**Dataset content**
========

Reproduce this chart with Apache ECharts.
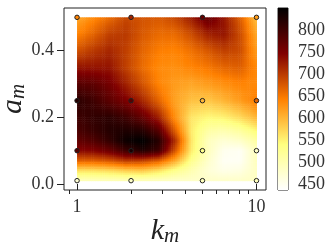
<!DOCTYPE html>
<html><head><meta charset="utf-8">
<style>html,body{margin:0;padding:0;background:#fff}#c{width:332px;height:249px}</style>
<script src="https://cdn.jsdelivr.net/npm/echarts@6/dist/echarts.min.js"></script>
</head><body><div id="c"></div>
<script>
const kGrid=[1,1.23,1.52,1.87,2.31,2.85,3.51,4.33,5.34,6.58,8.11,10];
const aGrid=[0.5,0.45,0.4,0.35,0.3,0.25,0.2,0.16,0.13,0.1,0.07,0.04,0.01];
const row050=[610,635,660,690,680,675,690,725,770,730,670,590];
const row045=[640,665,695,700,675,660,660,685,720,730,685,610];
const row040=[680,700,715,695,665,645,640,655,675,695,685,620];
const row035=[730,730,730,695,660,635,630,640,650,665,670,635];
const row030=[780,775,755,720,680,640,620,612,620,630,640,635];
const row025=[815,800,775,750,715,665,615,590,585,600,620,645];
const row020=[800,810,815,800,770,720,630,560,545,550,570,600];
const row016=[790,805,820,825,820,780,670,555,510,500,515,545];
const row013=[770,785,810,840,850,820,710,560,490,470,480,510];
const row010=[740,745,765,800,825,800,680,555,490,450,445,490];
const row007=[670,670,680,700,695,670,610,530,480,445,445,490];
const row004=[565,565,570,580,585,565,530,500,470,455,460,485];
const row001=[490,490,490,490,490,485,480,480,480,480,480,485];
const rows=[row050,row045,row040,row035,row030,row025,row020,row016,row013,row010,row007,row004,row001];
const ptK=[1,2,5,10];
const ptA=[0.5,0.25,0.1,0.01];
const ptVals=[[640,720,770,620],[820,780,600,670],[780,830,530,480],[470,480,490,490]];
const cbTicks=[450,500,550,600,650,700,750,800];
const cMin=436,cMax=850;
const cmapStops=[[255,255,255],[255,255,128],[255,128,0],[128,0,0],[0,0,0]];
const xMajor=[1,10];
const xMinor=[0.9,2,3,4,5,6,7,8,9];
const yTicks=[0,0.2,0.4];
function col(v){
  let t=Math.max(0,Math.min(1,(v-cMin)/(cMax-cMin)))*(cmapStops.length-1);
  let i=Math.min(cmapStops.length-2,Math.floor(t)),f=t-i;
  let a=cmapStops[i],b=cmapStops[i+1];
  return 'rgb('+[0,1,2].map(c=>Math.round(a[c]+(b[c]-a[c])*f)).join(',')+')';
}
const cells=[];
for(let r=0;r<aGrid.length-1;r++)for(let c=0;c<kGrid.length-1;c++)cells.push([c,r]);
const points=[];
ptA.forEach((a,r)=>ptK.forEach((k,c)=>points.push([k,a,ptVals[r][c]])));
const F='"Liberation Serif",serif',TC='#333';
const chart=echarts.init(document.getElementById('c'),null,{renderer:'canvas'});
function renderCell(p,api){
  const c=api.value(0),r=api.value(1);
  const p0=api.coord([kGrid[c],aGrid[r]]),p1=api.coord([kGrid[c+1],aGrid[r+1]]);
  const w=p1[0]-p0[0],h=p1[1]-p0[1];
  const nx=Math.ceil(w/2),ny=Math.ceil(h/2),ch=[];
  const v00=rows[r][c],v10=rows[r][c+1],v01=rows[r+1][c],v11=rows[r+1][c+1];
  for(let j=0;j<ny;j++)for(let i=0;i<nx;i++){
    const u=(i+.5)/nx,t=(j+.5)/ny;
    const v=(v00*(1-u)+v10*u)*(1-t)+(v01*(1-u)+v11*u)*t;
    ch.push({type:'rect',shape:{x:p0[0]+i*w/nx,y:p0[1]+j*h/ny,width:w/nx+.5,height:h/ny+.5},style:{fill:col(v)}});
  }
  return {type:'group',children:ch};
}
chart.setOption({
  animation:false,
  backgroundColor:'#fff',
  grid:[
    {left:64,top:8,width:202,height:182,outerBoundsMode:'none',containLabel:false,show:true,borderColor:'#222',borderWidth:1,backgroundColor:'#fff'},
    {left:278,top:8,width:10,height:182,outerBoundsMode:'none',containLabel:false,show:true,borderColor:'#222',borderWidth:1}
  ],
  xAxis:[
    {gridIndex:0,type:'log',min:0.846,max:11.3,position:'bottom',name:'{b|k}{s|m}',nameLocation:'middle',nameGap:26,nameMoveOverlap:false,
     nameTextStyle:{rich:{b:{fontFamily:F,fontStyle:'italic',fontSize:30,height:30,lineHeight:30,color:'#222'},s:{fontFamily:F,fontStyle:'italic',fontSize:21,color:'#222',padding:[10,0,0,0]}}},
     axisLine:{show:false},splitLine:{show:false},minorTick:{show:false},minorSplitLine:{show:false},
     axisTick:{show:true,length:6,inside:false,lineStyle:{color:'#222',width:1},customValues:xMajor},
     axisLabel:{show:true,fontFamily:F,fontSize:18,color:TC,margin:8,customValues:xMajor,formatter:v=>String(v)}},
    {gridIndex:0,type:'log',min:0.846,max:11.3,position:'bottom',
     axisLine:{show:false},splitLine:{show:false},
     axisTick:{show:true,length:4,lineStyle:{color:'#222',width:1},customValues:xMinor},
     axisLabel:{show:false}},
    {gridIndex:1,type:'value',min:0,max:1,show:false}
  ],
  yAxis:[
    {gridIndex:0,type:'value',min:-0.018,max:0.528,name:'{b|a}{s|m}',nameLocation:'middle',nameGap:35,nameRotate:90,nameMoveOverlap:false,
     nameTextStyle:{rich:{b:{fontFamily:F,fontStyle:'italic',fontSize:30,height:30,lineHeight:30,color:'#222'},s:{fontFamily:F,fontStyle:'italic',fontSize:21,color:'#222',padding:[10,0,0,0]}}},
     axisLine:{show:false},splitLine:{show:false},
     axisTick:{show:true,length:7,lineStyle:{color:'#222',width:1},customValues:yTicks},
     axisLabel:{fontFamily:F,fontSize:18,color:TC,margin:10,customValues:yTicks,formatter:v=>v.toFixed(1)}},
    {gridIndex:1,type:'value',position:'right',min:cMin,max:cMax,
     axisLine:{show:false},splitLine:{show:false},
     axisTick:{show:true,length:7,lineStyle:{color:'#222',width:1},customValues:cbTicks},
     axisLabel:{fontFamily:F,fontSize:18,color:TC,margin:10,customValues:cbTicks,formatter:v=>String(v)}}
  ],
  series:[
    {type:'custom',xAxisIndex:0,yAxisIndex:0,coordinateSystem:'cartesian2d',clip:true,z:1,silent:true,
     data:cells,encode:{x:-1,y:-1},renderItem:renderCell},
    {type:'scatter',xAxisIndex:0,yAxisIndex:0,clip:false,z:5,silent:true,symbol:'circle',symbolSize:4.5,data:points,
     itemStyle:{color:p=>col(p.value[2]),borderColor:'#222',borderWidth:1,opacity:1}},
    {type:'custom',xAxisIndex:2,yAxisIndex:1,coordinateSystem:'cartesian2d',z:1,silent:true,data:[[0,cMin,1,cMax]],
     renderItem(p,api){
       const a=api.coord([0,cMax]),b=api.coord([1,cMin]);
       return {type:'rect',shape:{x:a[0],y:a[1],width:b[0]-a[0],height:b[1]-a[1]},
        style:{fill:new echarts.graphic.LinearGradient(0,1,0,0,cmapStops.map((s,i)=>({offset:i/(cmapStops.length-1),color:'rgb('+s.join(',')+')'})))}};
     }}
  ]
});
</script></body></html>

========

**Task**
Write out the data precisely as given, excluding the pictures.

**The answer**
Reproduce this chart with Apache ECharts.
<!DOCTYPE html>
<html><head><meta charset="utf-8">
<style>html,body{margin:0;padding:0;background:#fff}#c{width:332px;height:249px}</style>
<script src="https://cdn.jsdelivr.net/npm/echarts@6/dist/echarts.min.js"></script>
</head><body><div id="c"></div>
<script>
const kGrid=[1,1.23,1.52,1.87,2.31,2.85,3.51,4.33,5.34,6.58,8.11,10];
const aGrid=[0.5,0.45,0.4,0.35,0.3,0.25,0.2,0.16,0.13,0.1,0.07,0.04,0.01];
const row050=[610,635,660,690,680,675,690,725,770,730,670,590];
const row045=[640,665,695,700,675,660,660,685,720,730,685,610];
const row040=[680,700,715,695,665,645,640,655,675,695,685,620];
const row035=[730,730,730,695,660,635,630,640,650,665,670,635];
const row030=[780,775,755,720,680,640,620,612,620,630,640,635];
const row025=[815,800,775,750,715,665,615,590,585,600,620,645];
const row020=[800,810,815,800,770,720,630,560,545,550,570,600];
const row016=[790,805,820,825,820,780,670,555,510,500,515,545];
const row013=[770,785,810,840,850,820,710,560,490,470,480,510];
const row010=[740,745,765,800,825,800,680,555,490,450,445,490];
const row007=[670,670,680,700,695,670,610,530,480,445,445,490];
const row004=[565,565,570,580,585,565,530,500,470,455,460,485];
const row001=[490,490,490,490,490,485,480,480,480,480,480,485];
const rows=[row050,row045,row040,row035,row030,row025,row020,row016,row013,row010,row007,row004,row001];
const ptK=[1,2,5,10];
const ptA=[0.5,0.25,0.1,0.01];
const ptVals=[[640,720,770,620],[820,780,600,670],[780,830,530,480],[470,480,490,490]];
const cbTicks=[450,500,550,600,650,700,750,800];
const cMin=436,cMax=850;
const cmapStops=[[255,255,255],[255,255,128],[255,128,0],[128,0,0],[0,0,0]];
const xMajor=[1,10];
const xMinor=[0.9,2,3,4,5,6,7,8,9];
const yTicks=[0,0.2,0.4];
function col(v){
  let t=Math.max(0,Math.min(1,(v-cMin)/(cMax-cMin)))*(cmapStops.length-1);
  let i=Math.min(cmapStops.length-2,Math.floor(t)),f=t-i;
  let a=cmapStops[i],b=cmapStops[i+1];
  return 'rgb('+[0,1,2].map(c=>Math.round(a[c]+(b[c]-a[c])*f)).join(',')+')';
}
const cells=[];
for(let r=0;r<aGrid.length-1;r++)for(let c=0;c<kGrid.length-1;c++)cells.push([c,r]);
const points=[];
ptA.forEach((a,r)=>ptK.forEach((k,c)=>points.push([k,a,ptVals[r][c]])));
const F='"Liberation Serif",serif',TC='#333';
const chart=echarts.init(document.getElementById('c'),null,{renderer:'canvas'});
function renderCell(p,api){
  const c=api.value(0),r=api.value(1);
  const p0=api.coord([kGrid[c],aGrid[r]]),p1=api.coord([kGrid[c+1],aGrid[r+1]]);
  const w=p1[0]-p0[0],h=p1[1]-p0[1];
  const nx=Math.ceil(w/2),ny=Math.ceil(h/2),ch=[];
  const v00=rows[r][c],v10=rows[r][c+1],v01=rows[r+1][c],v11=rows[r+1][c+1];
  for(let j=0;j<ny;j++)for(let i=0;i<nx;i++){
    const u=(i+.5)/nx,t=(j+.5)/ny;
    const v=(v00*(1-u)+v10*u)*(1-t)+(v01*(1-u)+v11*u)*t;
    ch.push({type:'rect',shape:{x:p0[0]+i*w/nx,y:p0[1]+j*h/ny,width:w/nx+.5,height:h/ny+.5},style:{fill:col(v)}});
  }
  return {type:'group',children:ch};
}
chart.setOption({
  animation:false,
  backgroundColor:'#fff',
  grid:[
    {left:64,top:8,width:202,height:182,outerBoundsMode:'none',containLabel:false,show:true,borderColor:'#222',borderWidth:1,backgroundColor:'#fff'},
    {left:278,top:8,width:10,height:182,outerBoundsMode:'none',containLabel:false,show:true,borderColor:'#222',borderWidth:1}
  ],
  xAxis:[
    {gridIndex:0,type:'log',min:0.846,max:11.3,position:'bottom',name:'{b|k}{s|m}',nameLocation:'middle',nameGap:26,nameMoveOverlap:false,
     nameTextStyle:{rich:{b:{fontFamily:F,fontStyle:'italic',fontSize:30,height:30,lineHeight:30,color:'#222'},s:{fontFamily:F,fontStyle:'italic',fontSize:21,color:'#222',padding:[10,0,0,0]}}},
     axisLine:{show:false},splitLine:{show:false},minorTick:{show:false},minorSplitLine:{show:false},
     axisTick:{show:true,length:6,inside:false,lineStyle:{color:'#222',width:1},customValues:xMajor},
     axisLabel:{show:true,fontFamily:F,fontSize:18,color:TC,margin:8,customValues:xMajor,formatter:v=>String(v)}},
    {gridIndex:0,type:'log',min:0.846,max:11.3,position:'bottom',
     axisLine:{show:false},splitLine:{show:false},
     axisTick:{show:true,length:4,lineStyle:{color:'#222',width:1},customValues:xMinor},
     axisLabel:{show:false}},
    {gridIndex:1,type:'value',min:0,max:1,show:false}
  ],
  yAxis:[
    {gridIndex:0,type:'value',min:-0.018,max:0.528,name:'{b|a}{s|m}',nameLocation:'middle',nameGap:35,nameRotate:90,nameMoveOverlap:false,
     nameTextStyle:{rich:{b:{fontFamily:F,fontStyle:'italic',fontSize:30,height:30,lineHeight:30,color:'#222'},s:{fontFamily:F,fontStyle:'italic',fontSize:21,color:'#222',padding:[10,0,0,0]}}},
     axisLine:{show:false},splitLine:{show:false},
     axisTick:{show:true,length:7,lineStyle:{color:'#222',width:1},customValues:yTicks},
     axisLabel:{fontFamily:F,fontSize:18,color:TC,margin:10,customValues:yTicks,formatter:v=>v.toFixed(1)}},
    {gridIndex:1,type:'value',position:'right',min:cMin,max:cMax,
     axisLine:{show:false},splitLine:{show:false},
     axisTick:{show:true,length:7,lineStyle:{color:'#222',width:1},customValues:cbTicks},
     axisLabel:{fontFamily:F,fontSize:18,color:TC,margin:10,customValues:cbTicks,formatter:v=>String(v)}}
  ],
  series:[
    {type:'custom',xAxisIndex:0,yAxisIndex:0,coordinateSystem:'cartesian2d',clip:true,z:1,silent:true,
     data:cells,encode:{x:-1,y:-1},renderItem:renderCell},
    {type:'scatter',xAxisIndex:0,yAxisIndex:0,clip:false,z:5,silent:true,symbol:'circle',symbolSize:4.5,data:points,
     itemStyle:{color:p=>col(p.value[2]),borderColor:'#222',borderWidth:1,opacity:1}},
    {type:'custom',xAxisIndex:2,yAxisIndex:1,coordinateSystem:'cartesian2d',z:1,silent:true,data:[[0,cMin,1,cMax]],
     renderItem(p,api){
       const a=api.coord([0,cMax]),b=api.coord([1,cMin]);
       return {type:'rect',shape:{x:a[0],y:a[1],width:b[0]-a[0],height:b[1]-a[1]},
        style:{fill:new echarts.graphic.LinearGradient(0,1,0,0,cmapStops.map((s,i)=>({offset:i/(cmapStops.length-1),color:'rgb('+s.join(',')+')'})))}};
     }}
  ]
});
</script></body></html>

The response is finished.